The first thing we need to do is describe the type of image we want. To do this, we fill the bmih BitmapInfoHeader structure with our requested parameters. We start off by setting the size of the structure. We then set the bitplanes to 1. Three bytes of data works out to 24 bits (RGB). We want the image to be 256 pixels wide and 256 pixels tall and finally we want the data returned as UNCOMPRESSED RGB data (BI_RGB).

CreateDIBSection creates a dib that we can directly write to. If everything goes well, hBitmap will point to the dib's bit values. hdc is a handle to a device context (DC). The second parameter is a pointer to our BitmapInfo structure. The structure contains information about the dib file as mentioned above. The third parameter (DIB_RGB_COLORS) specifies that the data is RGB values. data is a pointer to a variable that receives a pointer to the location of the DIB's bit values (whew, that was a mouthful). By setting the 5th value to NULL, memory is allocated for our DIB. Finally, the last parameter can be ignored (set to NULL).

Quoted from the MSDN: The SelectObject function selects an object into the specified device context (DC).

We have now created a DIB that we can directly draw to. Yay :)

bmih.biSize = sizeof (BITMAPINFOHEADER); // Size Of The BitmapInfoHeader

bmih.biPlanes = 1; // Bitplanes

bmih.biBitCount = 24; // Bits Format We Want (24 Bit, 3 Bytes)

bmih.biWidth = 256; // Width We Want (256 Pixels)

bmih.biHeight = 256; // Height We Want (256 Pixels)

bmih.biCompression = BI_RGB; // Requested Mode = RGB

hBitmap = CreateDIBSection (hdc, (BITMAPINFO*)(&bmih), DIB_RGB_COLORS, (void**)(&data), NULL, NULL);

SelectObject (hdc, hBitmap); // Select hBitmap Into Our Device Context (hdc)

A few more things to do before we're ready to read frames from the AVI. The next thing we have to do is prepare our program to decompress video frames from the AVI file. We do this with the AVIStreamGetFrameOpen(…) function.

You can pass a structure similar to the one above as the second parameter to have a specific video format returned. Unfortunately, the only thing you can alter is the width and height of the returned image. The MSDN also mentions that you can pass AVIGETFRAMEF_BESTDISPLAYFMT to select the best display format. Oddly enough, my compiler had no definition for it.

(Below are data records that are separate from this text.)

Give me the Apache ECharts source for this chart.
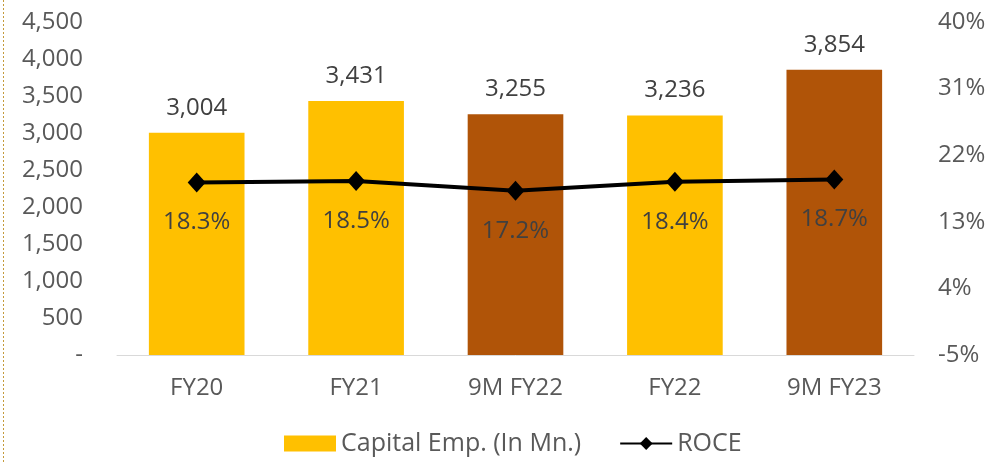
<!DOCTYPE html>
<html><head><meta charset="utf-8">
<script src="https://cdn.jsdelivr.net/npm/echarts@6/dist/echarts.min.js"></script>
<style>html,body{margin:0;padding:0;background:#fff}#c{width:990px;height:463px}</style>
</head><body><div id="c"></div>
<script>
var categories = ['FY20','FY21','9M FY22','FY22','9M FY23'];
var capitalEmp = [3004, 3431, 3255, 3236, 3854];
var roce = [18.3, 18.5, 17.2, 18.4, 18.7];
var barColors = ['#FFC000','#FFC000','#B05408','#FFC000','#B05408'];
var leftTicks = [0,500,1000,1500,2000,2500,3000,3500,4000,4500];
var rightTicks = [-5,4,13,22,31,40];

var F = '"Open Sans", Lato, sans-serif';
var FS = 24;
var chart = echarts.init(document.getElementById('c'));
chart.setOption({
  animation:false,
  textStyle:{fontFamily:F},
  graphic:[{type:'line',shape:{x1:3.5,y1:0,x2:3.5,y2:463},style:{stroke:'#C49A3A',lineWidth:1,lineDash:[2,2]}}],
  legend:{
    bottom:2, left:279, itemGap:38, itemWidth:52, itemHeight:16,
    textStyle:{fontSize:25,color:'#595959',fontFamily:F},
    data:[{name:'Capital Emp. (In Mn.)',icon:'rect'},{name:'ROCE'}]
  },
  grid:{left:117,right:76,top:22,bottom:108,containLabel:false},
  xAxis:{type:'category',data:categories,
    axisLine:{lineStyle:{color:'#D9D9D9',width:1}},axisTick:{show:false},
    axisLabel:{fontSize:FS,color:'#595959',margin:21,fontFamily:F}},
  yAxis:[
    {type:'value',min:leftTicks[0],max:leftTicks[leftTicks.length-1],interval:500,
     splitLine:{show:false},axisLine:{show:false},axisTick:{show:false},
     axisLabel:{fontSize:FS,color:'#595959',margin:34,fontFamily:F,
       formatter:function(v){return v===0?'-':v.toLocaleString('en-US');}}},
    {type:'value',min:rightTicks[0],max:rightTicks[rightTicks.length-1],interval:9,
     splitLine:{show:false},axisLine:{show:false},axisTick:{show:false},
     axisLabel:{fontSize:FS,color:'#595959',margin:24,fontFamily:F,formatter:'{value}%'}}
  ],
  series:[
    {name:'Capital Emp. (In Mn.)',type:'bar',barWidth:'60%',yAxisIndex:0,
     itemStyle:{color:'#FFC000'},
     data:capitalEmp.map(function(v,i){return {value:v,itemStyle:{color:barColors[i]}};}),
     label:{show:true,position:'top',distance:13,fontSize:FS,color:'#404040',fontFamily:F,
       formatter:function(p){return p.value.toLocaleString('en-US');}}},
    {name:'ROCE',type:'line',yAxisIndex:1,data:roce,
     symbol:'diamond',symbolSize:[18,20],
     lineStyle:{color:'#000',width:4},itemStyle:{color:'#000'},
     label:{show:true,position:'bottom',distance:18,fontSize:FS,color:'#404040',fontFamily:F,
       formatter:function(p){return p.value.toFixed(1)+'%';}}}
  ]
});
</script></body></html>
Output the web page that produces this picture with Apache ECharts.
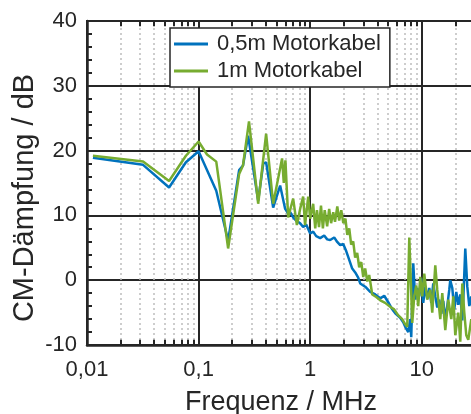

If everything goes well, a GETFRAME object is returned (which we need to read frames of data). If there are any problems, a message box will pop onto the screen telling you there was an error!

pgf = AVIStreamGetFrameOpen(pavi, NULL); // Create The PGETFRAME Using Our Request Mode

if (pgf == NULL) {

// An Error Occurred Opening The Frame

MessageBox (HWND_DESKTOP, "Failed To Open The AVI Frame", "Error", MB_OK | MB_ICONEXCLAMATION);

}

The code below prints the videos width, height and frames to title. We display title at the top of the window with the command SetWindowText(…). Run the program in windowed mode to see what the code below does.

// Information For The Title Bar (Width / Height / Last Frame)

wsprintf(title, "NeHe's AVI Player: Width: %d, Height: %d, Frames: %d", width, height, lastframe);

SetWindowText(g_window->hWnd, title); // Modify The Title Bar

}

Now for the fun stuff… we grab a frame from the AVI and then convert it to a usable image size / color depth. lpbi will hold the BitmapInfoHeader information for the frame of animation. We accomplish a few things at once in the second line of code below. First we grab a frame of animation … The frame we want is specified by frame. This will pull in the frame of animation and will fill lpbi with the header information for that frame.

Now for the fun stuff… we need to point to the image data. To do this we need to skip over the header information (lpbi->biSize). One thing I didn't realize until I started writing this tut was that we also have to skip over any color information. To do this we also add colors used multiplied by the size of RGBQUAD (biClrUsed*sizeof(RGBQUAD)). After doing ALL of that :) we are left with a pointer to the image data (pdata).

Now we need to convert the frame of animation to a usuable texture size as well, we need to convert the data to RGB data. To do this, we use DrawDibDraw(…).